Congratulations to Francesco Valentino who has been awarded a large Sapere Aude grant from Independent Research Fund Denmark to join us here at DAWN, leading a project to investigate the most massive galaxies of the early Universe.

francesco-valentino

Photo credit: Seiji Fujimoto.

The James Webb Space Telescope has unveiled a population of unexpectedly large galaxies in the very early Universe. Some galaxies keep forming stars for billions of years, while others stop rather abruptly, leaving behind a huge clump of stars that just slowly die, one after another.

How do galaxies die?

The most massive of these galaxies are up to ten times larger than the present-day Milky Way, but have reached this mass in a fraction of the time. How can they build up so much mass in so little time, and what makes them suddenly stop forming stars? These questions are at the heart of the project that Francesco Valentino will carry out at the Cosmic Dawn Center over three years, starting from 2024.

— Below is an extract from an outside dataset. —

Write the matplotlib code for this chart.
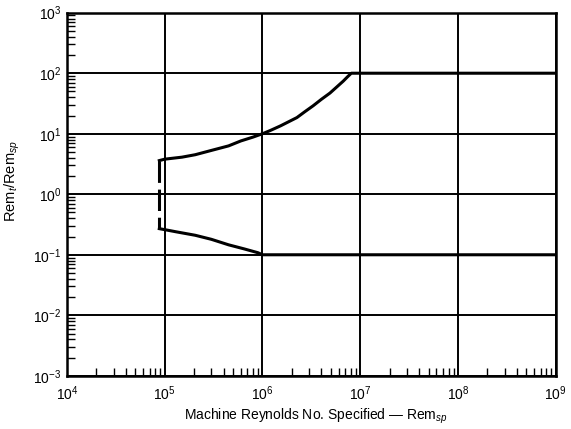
import matplotlib
import matplotlib.pyplot as plt
import numpy as np
from matplotlib.ticker import LogLocator, NullFormatter

matplotlib.use("Agg")

plt.rcParams["font.family"] = ["Liberation Sans", "DejaVu Sans"]
plt.rcParams["mathtext.fontset"] = "custom"
plt.rcParams["mathtext.rm"] = "Liberation Sans"
plt.rcParams["mathtext.it"] = "Liberation Sans:italic"

# ---------------------------------------------------------------------------
# Data
# ---------------------------------------------------------------------------
upper_x = [8.8e4, 1.0e5, 1.5e5, 2.05e5, 3.0e5, 4.5e5, 6.0e5, 8.0e5, 1.0e6,
           1.2e6, 1.53e6, 2.25e6, 2.7e6, 3.3e6, 4.0e6, 4.9e6, 5.8e6, 6.7e6,
           7.4e6, 8.1e6, 1.0e9]
upper_y = [3.6, 3.8, 4.1, 4.5, 5.3, 6.3, 7.6, 8.8, 10.0,
           11.3, 13.5, 18.5, 23.0, 29.0, 37.0, 47.0, 60.0, 74.0,
           87.0, 100.0, 100.0]

lower_x = [8.8e4, 1.0e5, 1.3e5, 2.05e5, 3.0e5, 4.5e5, 6.5e5, 9.0e5, 1.0e6, 1.0e9]
lower_y = [0.27, 0.26, 0.24, 0.21, 0.18, 0.146, 0.125, 0.108, 0.1, 0.1]

dash_x = [8.8e4, 8.8e4]
dash_y = [3.6, 0.27]

# ---------------------------------------------------------------------------
# Figure
# ---------------------------------------------------------------------------
fig = plt.figure(figsize=(5.71, 4.29), dpi=100)
ax = fig.add_axes([0.1173, 0.1240, 0.8560, 0.8464])

ax.plot(upper_x, upper_y, color="black", lw=2.2, solid_joinstyle="round")
ax.plot(lower_x, lower_y, color="black", lw=2.2, solid_joinstyle="round")
ax.plot(dash_x, dash_y, color="black", lw=2.2, dashes=(7, 2.2))

ax.set_xscale("log")
ax.set_yscale("log")
ax.set_xlim(1e4, 1e9)
ax.set_ylim(1e-3, 1e3)

ax.xaxis.set_major_locator(LogLocator(base=10, numticks=10))
ax.yaxis.set_major_locator(LogLocator(base=10, numticks=10))
ax.xaxis.set_minor_locator(LogLocator(base=10, subs=np.arange(2, 10), numticks=20))
ax.yaxis.set_minor_locator(LogLocator(base=10, subs=np.arange(2, 10), numticks=20))
ax.xaxis.set_minor_formatter(NullFormatter())
ax.yaxis.set_minor_formatter(NullFormatter())

ax.grid(True, which="major", color="black", lw=1.4)
ax.tick_params(which="major", length=0, labelsize=10)
ax.tick_params(axis="x", which="major", pad=6)
ax.tick_params(axis="y", which="major", pad=4)
ax.tick_params(which="minor", direction="in", length=6, width=1.0,
               top=False, right=False)
for s in ax.spines.values():
    s.set_linewidth(1.8)

ax.set_xlabel("Machine Reynolds No. Specified \u2014 Rem$_{sp}$", fontsize=10)
ax.set_ylabel("Rem$_t$/Rem$_{sp}$", fontsize=10.5)
ax.xaxis.set_label_coords(0.51, -0.085)
ax.yaxis.set_label_coords(-0.093, 0.536)

fig.savefig("out.png", dpi=100, facecolor="white")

"One way to form and »quench« galaxies, as we say, could be linked to two galaxies crashing into each other," explains Valentino. "But we know that these violent events of merging galaxies did not happen sufficiently often to explain all the quenched galaxies that we see. Rather than looking at the merging galaxies, we intend to study more normal, massive galaxies and their evolution in the early Universe."

The galaxies will be studied not only with James Webb, but also with the ground-based telescope VLT and in Chile. With the Sapere Aude grant, Francesco Valentino will additionally be able to hire two postdocs and one PhD student, to participate in his research group.